Il nous a introduits dans le vaste bâtiment. En haut de l’escalier à double révolution, une longue galerie distribuait les pièces de réception, le grand salon, les petits salons, la vaste salle à manger. Alphonse de Lamartine y tenait table ouverte. Les ailes en U abritaient les nombreuses chambres dans lesquelles logèrent quantité d’hommes politiques et de célébrités de l’époque. Georges Sand, Honoré de Balzac, Alexandre Dumas, Eugène Sue et beaucoup d’autres. Pas étonnant qu’il s’y soit ruiné ! Les revenus des vignes pour conséquents qu’ils étaient quand la récolte était bonne ne suffisaient certainement pas pour mener un tel train de vie
Il lui fallait écrire pour subvenir à ses dépenses. Pour s’isoler du va-et-vient incessant du château, il se fit construire en bas de la vigne une petite cabane en bois de forme hexagonale, toit pointu et vitrages, qu’il nomma « La Solitude » Il y écrivit entre autres, l’Histoire des Girondins qui eut un énorme succès. Ce petit bâtiment brûla il y a une dizaine d’années par l’imprudence, dit-on, d’un vagabond qui s’y serait réfugié. Reconstruit pieusement à l’identique, il semble aujourd’hui méditer sur le passage des années et le prix des travaux nécessaires à la restauration du château.

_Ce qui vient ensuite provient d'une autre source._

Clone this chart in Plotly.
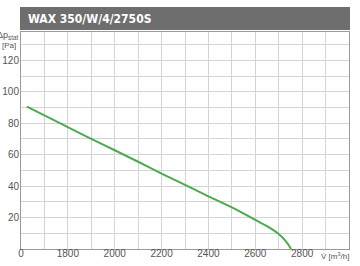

Monsieur Boucherat était venu pour quelques jours expertiser le domaine et ses communs en vue d’un éventuel démarrage de chantier. Lui-même avait fait une carrière comme ingénieur dans les bâtiments publics.
Levant les yeux sur les vastes surfaces d’ardoises pentues et leurs décrochements variés, ma question fusa :
— La toiture est-elle en bon état ?
Il répondit prudent :
— Il semble. Je n’ai pas vu de fuites dans les greniers et surtout, aucune bassine ou récipient suspects.

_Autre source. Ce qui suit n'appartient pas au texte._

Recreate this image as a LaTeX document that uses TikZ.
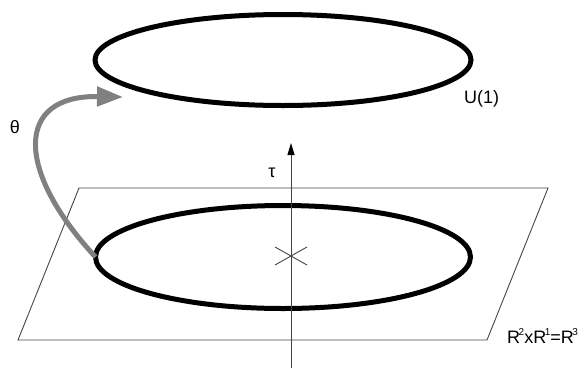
\documentclass[tikz,border=0pt]{standalone}
\usepackage{fontspec}
\setmainfont{Liberation Sans}
\usetikzlibrary{arrows.meta}
\definecolor{arrgray}{HTML}{808080}
\definecolor{thin}{HTML}{454545}
\tikzset{
  ring/.style={line width=5pt, draw=black},
  plane/.style={line width=0.9pt, draw=thin},
  lab/.style={inner sep=0pt, font=\fontsize{18}{21}\selectfont},
}
\newcommand{\supsc}[1]{\raisebox{0.8ex}{\fontsize{10}{11}\selectfont #1}}
\begin{document}
\begin{tikzpicture}[x=1pt,y=-1pt]
\useasboundingbox (0,0) rectangle (584,368);
% plane
\draw[plane] (79,188) coordinate (p1) -- (548,188) coordinate (p2) -- (487,340) coordinate (p3) -- (18,340) coordinate (p4) -- cycle;
% bottom ring
\coordinate (bc) at (283,257);
\draw[ring] (bc) ellipse [x radius=187.5, y radius=51.5];
\coordinate (bw) at (95.5,257);
% top ring
\coordinate (tc) at (283,60);
\draw[ring] (tc) ellipse [x radius=188, y radius=45.5];
% axis
\coordinate (ab) at (291,368);
\coordinate (at) at (291,143);
\draw[plane, -{Triangle[length=12pt,width=7pt,color=black]}] (ab) -- (at);
% cross
\coordinate (x1) at (275,247); \coordinate (x2) at (307,265);
\coordinate (x3) at (275,265); \coordinate (x4) at (307,247);
\draw[plane] (x1) -- (x2) (x3) -- (x4);
% gray arrow
\coordinate (gt) at (123,97);
\draw[arrgray, line width=5pt, -{Triangle[length=26pt,width=19pt]}] (bw) .. controls (15,170) and (15,95) .. (gt);
% labels
\node[lab] (theta) at (15,127) {θ};
\node[lab] (tau) at (272,173) {τ};
\node[lab, anchor=west] (u1) at (464,99) {U(1)};
\node[lab, anchor=base west] (r3) at (507,343) {R\kern-1.5pt\supsc{2}xR\kern-1.5pt\supsc{1}=R\kern-1.5pt\supsc{3}};
\end{tikzpicture}
\end{document}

— Du moment que les bâtiments sont étanches, le reste peut attendre !
En disant cela, je pensais aux façades dont le crépi se décollait. Elles s’étaient beaucoup dégradées depuis ma visite, il y a quinze ans, alors que guidée par Bernard Perroud je parcourais les lieux lamartiniens pour écrire mon livre.
À l’époque, nous avions visité la chambre de madame de Lamartine, attendris devant ses soieries et ses rideaux fanés, intacte, comme si elle attendait le retour de la charmante Marianne.